Debt crisis: Spanish borrowing costs jump despite central bank action
POLICY loosening by a trio of major central banks failed to impress investors on Friday, pushing Spanish borrowing costs back up to unsustainable levels reached before last week's EU summit took measures designed to ease pressure on them.
China, the euro zone and Britain all loosened monetary policy on Thursday, signalling growing alarm about the world economy. But to little avail.
The euro stayed close to a five-week low against the dollar after an interest rate cut by the European Central Bank further dampened the common currency's appeal, while Brent crude oil shed more than a dollar to drop below $100 a barrel.
A U.S. jobs report, due at 1230 GMT, is the day's big number and will gauge the extent of damage the euro zone's debt crisis is inflicting on the U.S. economy and whether the Federal Reserve may consider more action when it meets next at the end of the month.
"If non-farm payrolls are strong enough to suggest there will be no QE from the Fed, the dollar will strengthen. If they are weaker then the dollar will fall as the Fed will just be playing catch-up with the rest of the world," said ING head of currency strategy Chris Turner.
Thursday's robust U.S. private employment data came in strong but a Reuters poll showed expectations were for non-farm payrolls to expand by just 90,000 jobs in June.
Spanish 10-year government bond yields extended their rise past 7 percent, a level which is not a sustainable borrowing rate indefinitely.
If Madrid requires a full sovereign bailout on top of the up to 100 billion euros already earmarked for its banks, it would stretch euro zone rescue funds to the very limit.
Italian yields climbed above 6 percent.
The pan-European FTSEurofirst 300 index was down 0.2 percent at 1,042.04, but was still up more than two percent for the week.
Reflecting the impact of the European Central Bank's decision to cut lending rates to 0.75 percent and deposit rates to zero, German government bond yields were weaker with the yield on two-year debt briefly turning negative.
U.S. stock index futures pointed to a slightly lower open on Wall Street, with futures for the S&P 500, the Dow Jones and the Nasdaq 100 down 0.1 to 0.2 percent.
A weaker session in Asia, where Chinese growth worries are on the rise ahead of Q2 GDP data next week, pushed the MSCI world equity index down 0.15 percent to 313.85, though it is on track for a gain of 0.6 percent this week.
SLOWDOWN ALL ROUND
Japan's Nikkei share average also fell with investors unconvinced Thursday's tripartite monetary easing will jump start slowing global growth.

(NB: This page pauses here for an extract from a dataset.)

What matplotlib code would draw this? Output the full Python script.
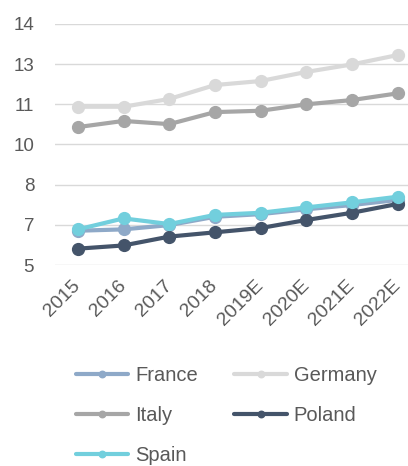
import matplotlib
matplotlib.use("Agg")
import matplotlib.pyplot as plt

years = ["2015", "2016", "2017", "2018", "2019E", "2020E", "2021E", "2022E"]
france = [6.28, 6.33, 6.49, 6.80, 6.90, 7.08, 7.24, 7.43]
germany = [10.91, 10.91, 11.20, 11.72, 11.87, 12.21, 12.49, 12.84]
italy = [10.15, 10.38, 10.26, 10.71, 10.76, 11.00, 11.16, 11.41]
poland = [5.61, 5.73, 6.06, 6.22, 6.38, 6.68, 6.95, 7.28]
spain = [6.33, 6.74, 6.53, 6.87, 6.95, 7.15, 7.34, 7.55]

series = [
    ("France", france, "#8EA9C8"),
    ("Germany", germany, "#D9D9D9"),
    ("Italy", italy, "#A6A6A6"),
    ("Poland", poland, "#44546A"),
    ("Spain", spain, "#72CFDD"),
]

yticks = [5, 6.5, 8, 9.5, 11, 12.5, 14]
ylabels = ["5", "7", "8", "10", "11", "13", "14"]

plt.rcParams["font.family"] = ["Liberation Sans", "DejaVu Sans"]
text_color = "#595959"

fig = plt.figure(figsize=(4.08, 4.66), dpi=100)
ax = fig.add_axes([55 / 408, 201 / 466, (420.5 - 55) / 408, (265 - 24) / 466])

x = list(range(len(years)))
lines = {}
for name, vals, color in series:
    (ln,) = ax.plot(x, vals, color=color, lw=3.0, marker="o", markersize=8.5,
                    solid_capstyle="round", label=name)
    lines[name] = ln

ax.set_xlim(-0.5, len(years) - 0.5)
ax.set_ylim(5, 14)
ax.set_yticks(yticks)
ax.set_yticklabels(ylabels)
ax.set_xticks(x)
ax.set_xticklabels(years, rotation=45, ha="right", va="center",
                   rotation_mode="anchor")

ax.grid(axis="y", color="#D9D9D9", lw=1.0)
ax.set_axisbelow(True)
for s in ax.spines.values():
    s.set_visible(False)
ax.tick_params(axis="y", length=0, labelsize=13.5, labelcolor=text_color, pad=15)
ax.tick_params(axis="x", length=0, labelsize=14, labelcolor=text_color, pad=13)

# legend filled row by row: France, Germany / Italy, Poland / Spain
order = ["France", "Italy", "Spain", "Germany", "Poland"]
leg = fig.legend([lines[n] for n in order], order, ncol=2, loc="upper left",
                 bbox_to_anchor=(76 / 408, 1 - 366 / 466), frameon=False,
                 borderpad=0, borderaxespad=0,
                 fontsize=14.5, handlelength=2.6, handletextpad=0.35,
                 columnspacing=1.8, labelspacing=1.05, markerscale=0.55)
for t in leg.get_texts():
    t.set_color(text_color)

fig.savefig("out.png", dpi=100)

International Monetary Fund chief Christine Lagarde said the world economic outlook had deteriorated as both developed and big emerging nations show signs of slowing down.
China surprised markets with its rate cut, coming just four weeks after a previous reduction and ahead of economic data next week that includes second-quarter gross domestic product. It fed expectations that those figures will be weak.
Vice Premier Wang Qishan said in comments published late on Thursday that China would have difficulty meeting its 10 percent trade growth target this year.
Crude oil fell below $100 a barrel on expectations the Norwegian government would end an oil workers' strike and as enthusiasm over central bank rate cuts waned.
"The focus continues to be on the global economy and oil demand," said Victor Shum, a senior partner at oil consultancy Purvin and Gertz. "China's rate cut was a surprise and although it was meant to stimulate, it was interpreted as a sign of more trouble in the economy and it didn't really inspire."
Gold edged down as a stronger dollar hurt European appetite for the metal but remained on track for a second week of gains and as investors waited for U.S. jobs data.